Perchè avvenga un "dramma" è necessaria la presenza di più di una persona. Il "dramma" è costituito dal cambiamento dei rapporti fra i personaggi della vicenda. Ecco perchè la musica da camera va ascoltata come fosse un dramma. Il genere da camera, diversamente dal repertorio solistico, è costituito prevalentemente da duetti, trii, quartetti, quintetti, raramente è stato composto un sestetto e settimino. In ogni caso è caratterizzato dal fitto dialogo fra ciascun singolo individuo. Il principio è utilizzato spesso anche nella musica leggera, quando a interpretare una canzone le voci di differenti interpreti si avvicendano nell'esporre la melodia, come se fosse una domanda l'inizio e una risposta la fine, si imitano nel ripetere una medesima frase, si sovrappongono, insieme ma riconoscibili. Il divertimento per chi suona e per chi ascolta è notare come un timbro d'uno strumento diverso completa la melodia iniziata dall'altro, la ripete, o si sovrappone alla sua voce.

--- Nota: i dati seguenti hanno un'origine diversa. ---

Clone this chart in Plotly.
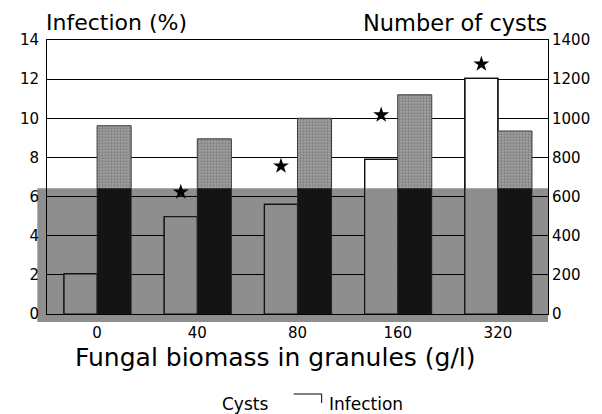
import plotly.graph_objects as go

# ---- data ----
categories = ["0", "40", "80", "160", "320"]
infection = [2.05, 4.97, 5.6, 7.9, 12.04]          # Infection (%)
cysts = [962, 895, 1000, 1120, 935]                # Number of cysts
star_y = [None, 6.23, 7.56, 10.17, 12.77]          # significance asterisks (%)

# ---- style constants ----
# page body has an 8px margin, so the figure is drawn 8px right/down
W, H = 594, 406
PLOT_L, PLOT_R, PLOT_T, PLOT_B = 35, 553, 40, 314   # plot area in window pixels
OFF = 8
ML, MT = PLOT_L - OFF, PLOT_T - OFF
PW, PH = PLOT_R - PLOT_L, PLOT_B - PLOT_T
MR, MB = W - ML - PW, H - MT - PH
BAND_TOP = 6.43          # top of the dark scanned band, in % units
FONT = "DejaVu Sans"

def px_x(p):
    return (p - PLOT_L) / PW

def px_y(p):
    return (PLOT_B - p) / PH

pos = list(range(len(categories)))
inf_low = [min(v, BAND_TOP) for v in infection]
cyst_low = [min(v, BAND_TOP * 100) for v in cysts]

fig = go.Figure()

# infection bars: white upper part, gray lower part, black outline
fig.add_trace(go.Bar(x=pos, y=infection, width=0.33, offset=-0.33,
                     marker=dict(color="white", line=dict(color="black", width=1.2)),
                     yaxis="y", showlegend=False))
fig.add_trace(go.Bar(x=pos, y=inf_low, width=0.33, offset=-0.33,
                     marker=dict(color="#8e8e8e", line=dict(width=0)),
                     yaxis="y", showlegend=False))
fig.add_trace(go.Bar(x=pos, y=infection, width=0.33, offset=-0.33,
                     marker=dict(color="rgba(0,0,0,0)", line=dict(color="#111", width=1.2)),
                     yaxis="y", showlegend=False))

# cysts bars: stippled upper part, black lower part
fig.add_trace(go.Bar(x=pos, y=cysts, width=0.34, offset=0.0,
                     marker=dict(color="#8c8c8c",
                                 pattern=dict(shape=".", fgcolor="#5c5c5c", bgcolor="#a2a2a2",
                                              size=3, solidity=0.45),
                                 line=dict(color="#3a3a3a", width=1)),
                     yaxis="y2", showlegend=False))
fig.add_trace(go.Bar(x=pos, y=cyst_low, width=0.34, offset=0.0,
                     marker=dict(color="#141414", line=dict(width=0)),
                     yaxis="y2", showlegend=False))

# asterisks
fig.add_trace(go.Scatter(x=[p - 0.165 for p in pos], y=star_y, mode="markers",
                         marker=dict(symbol="star", size=12, color="black"),
                         yaxis="y", showlegend=False, cliponaxis=False))

fig.update_layout(
    width=W, height=H,
    margin=dict(l=ML, r=MR, t=MT, b=MB),
    paper_bgcolor="white", plot_bgcolor="rgba(0,0,0,0)",
    barmode="overlay",
    font=dict(family=FONT, color="black", size=15),
    xaxis=dict(range=[-0.5, 4.5], tickvals=pos, ticktext=categories,
               showgrid=False, zeroline=False, showline=True, mirror=True,
               linecolor="black", linewidth=1, ticks="", ticklabelstandoff=5,
               tickfont=dict(family=FONT, size=15, color="black")),
    yaxis=dict(range=[0, 14], dtick=2, showgrid=True, gridcolor="black", gridwidth=1,
               zeroline=False, showline=True, linecolor="black", linewidth=1,
               ticks="", ticklabelstandoff=4,
               tickfont=dict(family=FONT, size=15, color="black")),
    yaxis2=dict(range=[0, 1400], dtick=200, overlaying="y", side="right",
                showgrid=False, zeroline=False, showline=True, linecolor="black",
                linewidth=1, ticks="inside", ticklen=5, tickcolor="black",
                tickfont=dict(family=FONT, size=15, color="black")),
    shapes=[
        # dark scanned band over the lower part of the chart
        dict(type="rect", xref="paper", yref="paper", layer="below",
             x0=px_x(25), x1=1.0, y0=px_y(322), y1=BAND_TOP / 14,
             fillcolor="#8e8e8e", line=dict(width=0)),
        # legend swatch for infection (open box edge)
        dict(type="path", xref="paper", yref="paper",
             path=f"M{px_x(290)},{px_y(394)} L{px_x(319)},{px_y(394)} L{px_x(319)},{px_y(403)}",
             line=dict(color="black", width=1)),
    ],
    annotations=[
        dict(text="Infection (%)", xref="paper", yref="paper", x=px_x(33), y=px_y(23),
             xanchor="left", yanchor="middle", showarrow=False, borderpad=0,
             font=dict(family=FONT, size=22, color="black")),
        dict(text="Number of cysts", xref="paper", yref="paper", x=1.0, y=px_y(23),
             xanchor="right", yanchor="middle", showarrow=False, borderpad=0,
             font=dict(family=FONT, size=22.5, color="black")),
        dict(text="Fungal biomass in granules (g/l)", xref="paper", yref="paper",
             x=px_x(271), y=px_y(357), xanchor="center", yanchor="middle", showarrow=False,
             font=dict(family=FONT, size=25, color="black")),
        dict(text="Cysts", xref="paper", yref="paper", x=px_x(214), y=px_y(404),
             xanchor="left", yanchor="middle", showarrow=False,
             font=dict(family=FONT, size=17, color="black")),
        dict(text="Infection", xref="paper", yref="paper", x=px_x(324), y=px_y(404),
             xanchor="left", yanchor="middle", showarrow=False,
             font=dict(family=FONT, size=17, color="black")),
    ],
)

fig.write_html("out.html")
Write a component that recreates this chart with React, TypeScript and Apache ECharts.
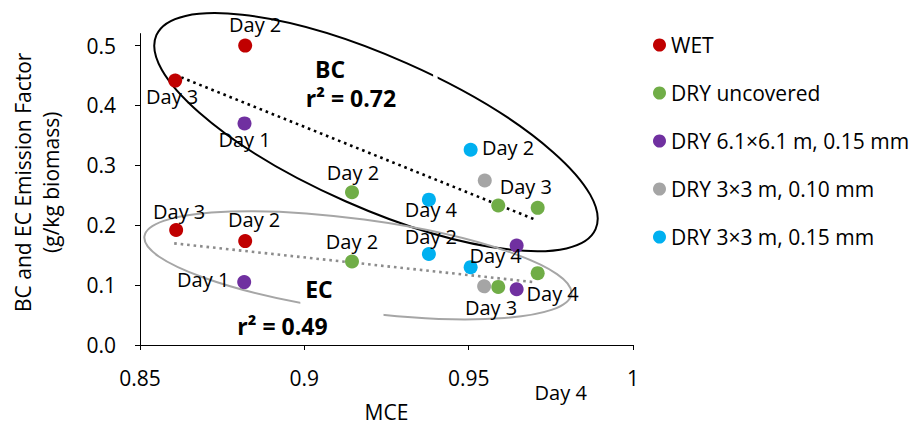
import React, { useEffect, useRef } from "react";
import * as echarts from "echarts";

const FONT = '"Open Sans", "Noto Sans", sans-serif';

const seriesNames = [
  "WET",
  "DRY uncovered",
  "DRY 6.1×6.1 m, 0.15 mm",
  "DRY 3×3 m, 0.10 mm",
  "DRY 3×3 m, 0.15 mm",
];
const seriesColors = ["#C00000", "#70AD47", "#7030A0", "#A5A5A5", "#00B0F0"];

// [MCE, emission factor]
const wetPoints = [[0.882, 0.5], [0.8607, 0.4415], [0.861, 0.192], [0.882, 0.1735]];
const wetLabels = ["Day 2", "Day 3", "Day 3", "Day 2"];
const uncoveredPoints = [[0.9145, 0.255], [0.959, 0.233], [0.971, 0.229], [0.9145, 0.1395], [0.971, 0.12], [0.959, 0.097]];
const uncoveredLabels = ["Day 2", "", "", "Day 2", "Day 4", ""];
const dry61Points = [[0.8818, 0.37], [0.9646, 0.166], [0.8817, 0.105], [0.9646, 0.093]];
const dry61Labels = ["Day 1", "Day 4", "Day 1", "Day 4"];
const dry3x010Points = [[0.9549, 0.2746], [0.9547, 0.098]];
const dry3x010Labels = ["Day 3", "Day 3"];
const dry3x015Points = [[0.9506, 0.326], [0.9379, 0.2427], [0.9379, 0.152], [0.9506, 0.13]];
const dry3x015Labels = ["Day 2", "Day 4", "Day 2", ""];

const bcTrend = [[0.8607, 0.451], [0.9701, 0.2097]];
const ecTrend = [[0.8604, 0.1697], [0.9699, 0.105]];

const xTicks = [0.85, 0.9, 0.95, 1];
const yTicks = [0, 0.1, 0.2, 0.3, 0.4, 0.5];

// label placement (pixel offsets from the marker centre)
const wetLabelOffsets = [[10, -21], [-3, 16], [3, -19], [9, -22]];
const uncoveredLabelOffsets = [[1, -20], null, null, [0, -20], [23, 119], null];
const dry61LabelOffsets = [[0, 16], [-21, 10], [-41, -3], [36, 4]];
const dry3x010LabelOffsets = [[41, 6], [7, 21]];
const dry3x015LabelOffsets = [[37.5, -2], [2, 10], [2, -17], null];

// grouping ellipses (annotation shapes)
const ellipseShapes = [
  { center: [0.9218, 0.3554], rx: 240, ry: 75.5, angle: 23.8, color: "#000000", gaps: [[0.93918, 0.4534, 0.94055, 0.4336]] },
  { center: [0.9163, 0.1331], rx: 215.4, ry: 46.1, angle: 7.7, color: "#A6A6A6", gaps: [[0.89878, 0.0812, 0.92409, 0.0071]] },
];

const allPoints = [wetPoints, uncoveredPoints, dry61Points, dry3x010Points, dry3x015Points];
const allLabels = [wetLabels, uncoveredLabels, dry61Labels, dry3x010Labels, dry3x015Labels];
const allOffsets = [wetLabelOffsets, uncoveredLabelOffsets, dry61LabelOffsets, dry3x010LabelOffsets, dry3x015LabelOffsets];

export default function App() {
  const ref = useRef<HTMLDivElement>(null);
  useEffect(() => {
    if (!ref.current) return;
    const chart = echarts.init(ref.current, undefined, { renderer: "svg" });

    const scatterSeries = seriesNames.map((name, si) => ({
      name,
      type: "scatter",
      z: 3,
      symbol: "circle",
      symbolSize: 14,
      itemStyle: { color: seriesColors[si], opacity: 1 },
      data: allPoints[si].map((p, i) => {
        const txt = allLabels[si][i];
        const off = allOffsets[si][i];
        return {
          value: p,
          label: txt
            ? {
                show: true,
                formatter: txt,
                position: "inside",
                offset: off || [0, 0],
                color: "#000",
                fontSize: 20,
                lineHeight: 19,
                fontFamily: FONT,
              }
            : { show: false },
        };
      }),
    }));

    const trendStyle = (color: string) => ({
      color,
      width: 2.6,
      type: [2.6, 3.9],
      cap: "butt",
    });

    const noteStyle = (text: string) => ({
      text,
      fontSize: 23,
      lineHeight: 22,
      fontWeight: "bold",
      fontFamily: FONT,
      fill: "#000",
      align: "center",
      verticalAlign: "middle",
    });

    chart.setOption({
      animation: false,
      backgroundColor: "#ffffff",
      textStyle: { fontFamily: FONT },
      grid: { left: 140, right: 289, top: 33.6, bottom: 77.7, containLabel: false },
      legend: {
        data: seriesNames,
        orient: "vertical",
        left: 648,
        top: 28,
        icon: "circle",
        itemWidth: 13,
        itemHeight: 13,
        itemGap: 24,
        itemStyle: { opacity: 1 },
        textStyle: { fontSize: 21, lineHeight: 24, color: "#000", fontFamily: FONT },
      },
      xAxis: {
        type: "value",
        min: 0.85,
        max: 1,
        interval: 0.05,
        name: "MCE",
        nameLocation: "middle",
        nameGap: 56,
        nameTextStyle: { fontSize: 21, color: "#000", fontFamily: FONT },
        axisLine: { show: true, lineStyle: { color: "#000", width: 1 } },
        axisTick: { show: true, length: 5, lineStyle: { color: "#000" } },
        axisLabel: { margin: 22, fontSize: 21, color: "#000", fontFamily: FONT, customValues: xTicks },
        splitLine: { show: false },
      },
      yAxis: {
        type: "value",
        min: 0,
        max: 0.52,
        interval: 0.1,
        name: "BC and EC Emission Factor\n(g/kg biomass)",
        nameLocation: "middle",
        nameRotate: 90,
        nameGap: 75,
        nameTextStyle: { fontSize: 21, lineHeight: 28, color: "#000", fontFamily: FONT, padding: [0, 0, 0, 14] },
        axisLine: { show: true, lineStyle: { color: "#000", width: 1 } },
        axisTick: { show: true, length: 5, lineStyle: { color: "#000" }, customValues: yTicks },
        axisLabel: {
          margin: 24,
          fontSize: 21,
          color: "#000",
          fontFamily: FONT,
          customValues: yTicks,
          formatter: (v: number) => v.toFixed(1),
        },
        splitLine: { show: false },
      },
      graphic: [
        { type: "text", z: 10, x: 330, y: 69, style: noteStyle("BC") },
        { type: "text", z: 10, x: 351, y: 98, style: noteStyle("r² = 0.72") },
        { type: "text", z: 10, x: 319, y: 289, style: noteStyle("EC") },
        { type: "text", z: 10, x: 282.5, y: 326, style: noteStyle("r² = 0.49") },
      ],
      series: [
        {
          name: "ellipses",
          type: "custom",
          z: 1,
          clip: false,
          silent: true,
          coordinateSystem: "cartesian2d",
          encode: { x: 0, y: 1 },
          data: ellipseShapes.map((e) => [e.center[0], e.center[1]]),
          renderItem: (params: any, api: any) => {
            const e = ellipseShapes[params.dataIndex];
            const c = api.coord(e.center);
            const children: any[] = [
              {
                type: "ellipse",
                x: c[0],
                y: c[1],
                rotation: (-e.angle * Math.PI) / 180,
                shape: { cx: 0, cy: 0, rx: e.rx, ry: e.ry },
                style: { fill: "none", stroke: e.color, lineWidth: 2 },
              },
            ];
            e.gaps.forEach((g) => {
              const p0 = api.coord([g[0], g[1]]);
              const p1 = api.coord([g[2], g[3]]);
              children.push({
                type: "rect",
                shape: { x: p0[0], y: p0[1], width: p1[0] - p0[0], height: p1[1] - p0[1] },
                style: { fill: "#ffffff" },
              });
            });
            return { type: "group", children };
          },
        },
        {
          name: "BC trend",
          type: "line",
          z: 2,
          symbol: "none",
          silent: true,
          data: bcTrend,
          lineStyle: trendStyle("#000000"),
        },
        {
          name: "EC trend",
          type: "line",
          z: 2,
          symbol: "none",
          silent: true,
          data: ecTrend,
          lineStyle: trendStyle("#8C8C8C"),
        },
        ...scatterSeries,
      ],
    });
    return () => chart.dispose();
  }, []);

  return (
    <div
      ref={ref}
      style={{ position: "fixed", left: 0, top: 0, width: 922, height: 427, background: "#fff" }}
    />
  );
}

E' un dialogo amoroso e amorevole, quando gli interpreti ci restituiscono tutto questo. Come i giovani musicisti di casa nostra del Quartetto Anthos, che ha inciso i due stupendi quartetti mozartiani, gli unici col pianoforte assieme al violino, viola e violoncello. A vedere la copertina, in questo tempo dell'anno, giovani e sorridenti in abito da sera, si potrebbe pensare ad una strenna natalizia e invece vanno ascoltati come un dramma, prestando attenzione al cambiamento dei rapporti fra i protagonisti della vicenda. Ad una allegria scintillante, natalizia appunto, si avvicendano momenti da nodo alla gola, come solo Mozart sa fare.